The property is called Hamnmästaren, and was originally intended for an office building as part of a financial arrangement designed to fund the Slussen project. There were initially no plans for a major public building there, but the city exchanged development rights in order to secure a central site for the project. Today, it is difficult to understand the new Slussen as a coherent urban space; it is a fragmented environment where individual subprojects appear to have been resolved without an overall framework. One example is that the city is now launching a parallel assignment for the Lilla Katarina property located between the Nobel Center and Södermalmstorg. Why were these two projects not developed in dialogue with one another? The office building is presented as an abstract glass volume in Chipperfield’s material, yet it is a central component of Slussen with significant impact on the whole.
When the city fails to present a clear concept, the vacuum is easily filled by rapidly generated images on social media. The debate is reduced to façade aesthetics rather than the city’s public realm. A plan this unclear leaves the field open to alternative architectural interpretations. Stockholm must be far more convincing in its arguments for why the Nobel Center is being pressed into this specific site.
There are many examples of cities working more thoughtfully and systematically in comparable situations. In Hamburg, infrastructure and public spaces are planned before land is sold. Copenhagen has successfully integrated harbor bathing facilities into urban development — something that feels almost utopian in Stockholm. Malmö outperforms Stockholm in urban planning, not least in its work on the redevelopment of Varvsstaden.

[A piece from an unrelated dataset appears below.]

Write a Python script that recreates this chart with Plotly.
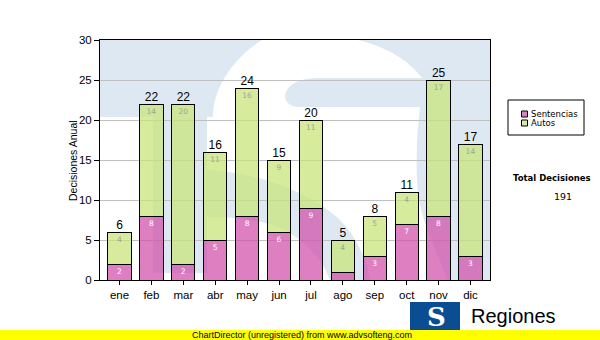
import plotly.graph_objects as go

# Monthly decisions, split by type
months = ["ene", "feb", "mar", "abr", "may", "jun", "jul", "ago", "sep", "oct", "nov", "dic"]
sentencias = [2, 8, 2, 5, 8, 6, 9, 1, 3, 7, 8, 3]
autos = [4, 14, 20, 11, 16, 9, 11, 4, 5, 4, 17, 14]
series_names = ["Sentencias", "Autos"]

totals = [s + a for s, a in zip(sentencias, autos)]
grand_total = sum(totals)

# plot-area geometry in page pixels (used only for decorations)
PL, PR, PT, PB = 100, 490, 40, 280
W, H = 600, 340


def dx(X):
    return (X - PL) / (PR - PL)


def dy(Y):
    return (PB - Y) / (PB - PT)


def path(cmds):
    """Build an SVG path in domain fractions from pixel-space commands."""
    out = []
    for c in cmds:
        if isinstance(c, str):
            out.append(c)
        else:
            out.append(f"{dx(c[0]):.4f},{dy(c[1]):.4f}")
    return " ".join(out)


PINK = "rgba(208,78,168,0.72)"
GREEN = "rgba(198,228,118,0.72)"
PINK_SOLID = "#de80c2"
GREEN_SOLID = "#d6eca0"
WM = "#dee8f2"

fig = go.Figure()

fig.add_trace(go.Bar(
    x=months, y=sentencias, name=series_names[0],
    marker=dict(color=PINK, line=dict(color="black", width=1)),
    text=[str(v) if v > 1 else "" for v in sentencias],
    textposition="inside", insidetextanchor="end", textangle=0,
    textfont=dict(family="DejaVu Sans", size=7.5, color="white"),
    hoverinfo="x+y+name",
))
fig.add_trace(go.Bar(
    x=months, y=autos, name=series_names[1],
    marker=dict(color=GREEN, line=dict(color="black", width=1)),
    text=[str(v) for v in autos],
    textposition="inside", insidetextanchor="end", textangle=0,
    textfont=dict(family="DejaVu Sans", size=7.5, color="#a0a0a0"),
    hoverinfo="x+y+name",
))
# stack totals above each bar
fig.add_trace(go.Scatter(
    x=months, y=totals, mode="text", text=[str(t) for t in totals],
    textposition="top center",
    textfont=dict(family="Liberation Sans", size=12, color="black"),
    showlegend=False, hoverinfo="skip", cliponaxis=False,
))

# faint logo watermark behind the bars
wm_paths = [
    # T shape (top bar + stem)
    ["M", (100, 40), "L", (262, 40), "C", (236, 56), (213, 86), (213, 117),
     "L", (207, 117), "L", (207, 273), "L", (153, 273), "L", (153, 117),
     "L", (100, 117), "Z"],
    # lower counter of the S
    ["M", (207, 170), "C", (255, 172), (305, 190), (338, 218),
     "C", (357, 237), (366, 258), (370, 280), "L", (330, 280),
     "C", (322, 258), (305, 240), (280, 228),
     "C", (258, 219), (232, 217), (207, 217), "Z"],
    # right side + upper counter
    ["M", (358, 40), "L", (490, 40), "L", (490, 280), "L", (448, 280),
     "C", (438, 255), (426, 232), (420, 205),
     "C", (415, 180), (416, 140), (420, 107), "L", (300, 107),
     "C", (287, 107), (282, 98), (287, 90),
     "C", (292, 82), (303, 78), (318, 78), "L", (422, 78),
     "C", (410, 62), (390, 48), (358, 40), "Z"],
]
shapes = []
for p in wm_paths:
    shapes.append(dict(type="path", xref="x domain", yref="y domain",
                       path=path(p), fillcolor=WM, line=dict(width=0),
                       layer="below"))

# legend box drawn by hand
LX0, LY0, LX1, LY1 = 508, 100, 584, 135

shapes.append(dict(type="rect", xref="paper", yref="paper",
                   x0=dx(LX0), x1=dx(LX1), y0=dy(LY1), y1=dy(LY0),
                   line=dict(color="black", width=1), fillcolor="white"))
legend_rows = [(series_names[0], PINK_SOLID, 114), (series_names[1], GREEN_SOLID, 123)]
annotations = []
for name, col, yc in legend_rows:
    shapes.append(dict(type="rect", xref="paper", yref="paper",
                       x0=dx(521.5), x1=dx(527.5), y0=dy(yc + 3), y1=dy(yc - 3),
                       line=dict(color="black", width=1), fillcolor=col))
    annotations.append(dict(xref="paper", yref="paper", x=dx(528.5), y=dy(yc),
                            xanchor="left", yanchor="middle", showarrow=False,
                            text=name, font=dict(family="DejaVu Sans", size=8.5, color="black")))

annotations.append(dict(xref="paper", yref="paper", x=dx(551.5), y=dy(178),
                        xanchor="center", yanchor="middle", showarrow=False,
                        text="<b>Total Decisiones</b>",
                        font=dict(family="DejaVu Sans", size=8.5, color="black")))
annotations.append(dict(xref="paper", yref="paper", x=dx(563), y=dy(196),
                        xanchor="center", yanchor="middle", showarrow=False,
                        text=str(grand_total),
                        font=dict(family="DejaVu Sans", size=9.5, color="black")))

# y axis title
annotations.append(dict(xref="paper", yref="paper", x=dx(73), y=dy(161),
                        xanchor="center", yanchor="middle", showarrow=False,
                        textangle=-90, text="Decisiones Anual",
                        font=dict(family="Liberation Sans", size=10.5, color="black")))

# footer logo
shapes.append(dict(type="rect", xref="paper", yref="paper",
                   x0=dx(410), x1=dx(460), y0=dy(340), y1=dy(302),
                   line=dict(width=0), fillcolor="#0b4d93"))
annotations.append(dict(xref="paper", yref="paper", x=dx(436), y=dy(317),
                        xanchor="center", yanchor="middle", showarrow=False,
                        text="<b>S</b>",
                        font=dict(family="DejaVu Serif", size=26, color="white")))
annotations.append(dict(xref="paper", yref="paper", x=dx(469), y=dy(316),
                        xanchor="left", yanchor="middle", showarrow=False,
                        text="Regiones",
                        font=dict(family="Liberation Sans", size=20, color="black")))
annotations.append(dict(xref="paper", yref="paper", x=dx(469), y=dy(334),
                        xanchor="left", yanchor="middle", showarrow=False,
                        text="Tribunal Supremo de Justicia",
                        font=dict(family="Liberation Sans", size=9, color="black")))
# yellow banner across the bottom
annotations.append(dict(xref="paper", yref="paper", x=dx(0), y=dy(340),
                        xanchor="left", yanchor="bottom", showarrow=False,
                        text=" ", width=W, height=10, bgcolor="#ffff00",
                        borderpad=0, borderwidth=0, font=dict(size=6)))
annotations.append(dict(xref="paper", yref="paper", x=dx(190), y=dy(335),
                        xanchor="left", yanchor="middle", showarrow=False,
                        text="ChartDirector (unregistered) from www.advsofteng.com",
                        font=dict(family="Liberation Sans", size=9, color="black")))

fig.update_layout(
    width=W, height=H,
    margin=dict(l=PL, r=W - PR, t=PT, b=H - PB, pad=0),
    paper_bgcolor="white", plot_bgcolor="white",
    barmode="stack", bargap=0.27,
    showlegend=False,
    shapes=shapes, annotations=annotations,
    font=dict(family="Liberation Sans", size=11, color="black"),
    xaxis=dict(type="category", showline=True, linecolor="black", linewidth=1,
               mirror=True, ticks="outside", ticklen=4, tickcolor="black",
               showgrid=False, tickfont=dict(size=11.5)),
    yaxis=dict(range=[0, 30], dtick=5, showline=True, linecolor="black",
               linewidth=1, mirror=True, ticks="outside", ticklen=5,
               tickcolor="black", gridcolor="#c0c0c0", gridwidth=1,
               zeroline=False, tickfont=dict(size=11.5)),
)

fig.write_html("out.html")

Stockholm’s waterfront is an enormous resource that the city must learn to manage and develop far more strategically, rather than addressing it randomly through isolated projects. This becomes even more important when the ambition is to create a new landmark. When I think of Venice, I see bridges and gondolas. When I think of the new Slussen in the “Venice of the North,” I see Excel spreadsheets and lease agreements.